• Alerts Nigeria to looming food safety emergency
National Agency for Food and Drug Administration and Control (NAFDAC) has cautioned Nigerians not to store cooked food in a refrigerator for more than three days, saying it is harmful to human health.
The Director General of NAFDAC, Prof Mojisola Adeyeye, also called on stakeholders in the food supply chain to take deliberate actions to institute a food safety culture in their operations to mitigate risks that could compromise food safety.
In a statement sequel to the commemoration of World Food Safety Day (WFSD) with the theme ‘Food Safety: Prepare for the Unexpected’, she said cooked food stored in the refrigerator for days is susceptible to contamination by disease-causing pathogens, key agents of food-borne diseases that could lead to death.
WFSD was established in 2018 by the United Nations General Assembly after it was suggested by the Codex Alimentarius Commission as a way of raising food safety awareness and promoting collaboration across sectors.
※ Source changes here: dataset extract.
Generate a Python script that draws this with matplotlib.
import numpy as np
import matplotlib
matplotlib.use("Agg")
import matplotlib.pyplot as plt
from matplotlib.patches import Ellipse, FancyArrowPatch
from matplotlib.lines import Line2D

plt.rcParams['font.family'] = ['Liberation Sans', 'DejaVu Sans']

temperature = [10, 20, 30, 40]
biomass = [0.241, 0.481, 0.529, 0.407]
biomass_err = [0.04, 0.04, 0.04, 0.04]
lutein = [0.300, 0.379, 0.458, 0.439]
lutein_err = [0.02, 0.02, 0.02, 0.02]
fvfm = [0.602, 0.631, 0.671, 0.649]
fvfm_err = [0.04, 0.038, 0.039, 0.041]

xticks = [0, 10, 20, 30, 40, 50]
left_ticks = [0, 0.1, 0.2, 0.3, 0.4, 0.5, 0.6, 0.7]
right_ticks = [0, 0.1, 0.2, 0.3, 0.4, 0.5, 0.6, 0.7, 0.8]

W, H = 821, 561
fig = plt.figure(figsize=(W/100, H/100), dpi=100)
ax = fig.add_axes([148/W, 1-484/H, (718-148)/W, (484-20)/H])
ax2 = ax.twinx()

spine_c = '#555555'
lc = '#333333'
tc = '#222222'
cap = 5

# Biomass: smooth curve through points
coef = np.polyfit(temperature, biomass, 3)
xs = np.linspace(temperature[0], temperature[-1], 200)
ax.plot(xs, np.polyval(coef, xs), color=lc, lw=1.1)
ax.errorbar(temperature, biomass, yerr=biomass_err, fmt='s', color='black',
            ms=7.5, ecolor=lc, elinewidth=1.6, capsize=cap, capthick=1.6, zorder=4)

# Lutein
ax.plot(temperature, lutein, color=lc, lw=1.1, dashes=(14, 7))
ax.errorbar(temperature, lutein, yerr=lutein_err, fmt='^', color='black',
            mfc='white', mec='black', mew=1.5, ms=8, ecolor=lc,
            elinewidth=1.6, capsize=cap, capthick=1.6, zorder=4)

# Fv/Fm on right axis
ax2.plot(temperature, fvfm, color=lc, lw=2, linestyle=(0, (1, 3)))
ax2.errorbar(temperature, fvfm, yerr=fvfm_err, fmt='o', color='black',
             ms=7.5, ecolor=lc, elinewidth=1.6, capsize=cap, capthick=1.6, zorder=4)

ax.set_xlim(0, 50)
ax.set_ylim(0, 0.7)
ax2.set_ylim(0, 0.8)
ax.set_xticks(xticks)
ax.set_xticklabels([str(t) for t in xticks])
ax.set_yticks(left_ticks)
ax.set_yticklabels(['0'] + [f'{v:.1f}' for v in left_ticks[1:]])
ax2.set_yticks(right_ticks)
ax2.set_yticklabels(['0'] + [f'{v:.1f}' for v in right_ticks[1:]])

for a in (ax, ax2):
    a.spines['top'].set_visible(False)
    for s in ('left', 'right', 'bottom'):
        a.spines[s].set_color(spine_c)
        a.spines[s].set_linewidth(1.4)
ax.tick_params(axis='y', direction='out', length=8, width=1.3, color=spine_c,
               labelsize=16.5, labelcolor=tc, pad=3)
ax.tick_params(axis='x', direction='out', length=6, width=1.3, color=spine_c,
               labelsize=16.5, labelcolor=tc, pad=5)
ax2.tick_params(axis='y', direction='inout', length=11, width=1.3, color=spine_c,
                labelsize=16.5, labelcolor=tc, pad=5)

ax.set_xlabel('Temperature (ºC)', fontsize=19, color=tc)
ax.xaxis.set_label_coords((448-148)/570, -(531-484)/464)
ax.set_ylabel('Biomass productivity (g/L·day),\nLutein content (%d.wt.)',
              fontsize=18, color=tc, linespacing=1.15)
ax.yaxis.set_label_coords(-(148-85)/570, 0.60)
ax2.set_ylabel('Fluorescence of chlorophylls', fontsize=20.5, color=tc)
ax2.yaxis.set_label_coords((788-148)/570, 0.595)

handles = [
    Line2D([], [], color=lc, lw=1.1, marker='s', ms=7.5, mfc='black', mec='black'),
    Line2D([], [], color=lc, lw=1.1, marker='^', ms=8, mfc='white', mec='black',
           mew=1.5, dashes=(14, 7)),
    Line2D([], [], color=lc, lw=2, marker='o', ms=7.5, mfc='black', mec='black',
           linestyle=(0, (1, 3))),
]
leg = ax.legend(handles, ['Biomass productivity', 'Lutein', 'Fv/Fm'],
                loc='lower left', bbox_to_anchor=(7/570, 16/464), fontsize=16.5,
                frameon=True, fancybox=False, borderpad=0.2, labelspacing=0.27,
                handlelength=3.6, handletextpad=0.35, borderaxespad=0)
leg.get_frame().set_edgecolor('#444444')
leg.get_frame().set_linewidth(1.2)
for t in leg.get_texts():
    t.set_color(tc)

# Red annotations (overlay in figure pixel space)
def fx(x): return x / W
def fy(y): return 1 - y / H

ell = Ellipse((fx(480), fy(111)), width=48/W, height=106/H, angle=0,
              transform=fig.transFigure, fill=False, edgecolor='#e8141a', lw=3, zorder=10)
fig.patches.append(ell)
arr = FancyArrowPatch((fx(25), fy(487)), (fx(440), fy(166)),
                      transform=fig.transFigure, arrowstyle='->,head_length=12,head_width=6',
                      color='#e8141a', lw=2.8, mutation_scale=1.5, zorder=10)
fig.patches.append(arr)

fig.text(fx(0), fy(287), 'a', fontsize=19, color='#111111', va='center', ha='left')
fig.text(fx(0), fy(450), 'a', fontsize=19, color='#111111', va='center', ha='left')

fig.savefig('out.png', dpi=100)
Citing the World Health Organisation (WHO), she said an estimated 10 per cent of the population falls ill and 420,000 die yearly from contaminated food.
In developing countries, about $110 billion is lost every year on medical expenses due to unsafe food. According to Adeyeye, food safety is not only important for public health but a sine qua non for economic development and food security. She emphasised everybody’s role, from the farm to the table, to ensure that the food is safe and will not cause damage to health.
For WFSD 2024, she asserted, the World Health Organisation (WHO) and Food and Agriculture Organisation (FAO) are asking stakeholders along the food supply chain if they are prepared to address unexpected threats to food safety in an increasingly interconnected and interlinked global food supply.
The NAFDAC DG noted food safety as a collective responsibility, adding that everyone, from producers to consumers, needed to play their part to ensure safe food.
Speaking on ‘Developing a Food Safety Emergency Response Plan: Implementation of the National Guidelines for Food-borne Disease Surveillance and Response’, the Director of Food Safety and Applied Nutrition (FSAN), Mrs Eva Edwards, alerted that food-borne diseases were expensive, yet preventable.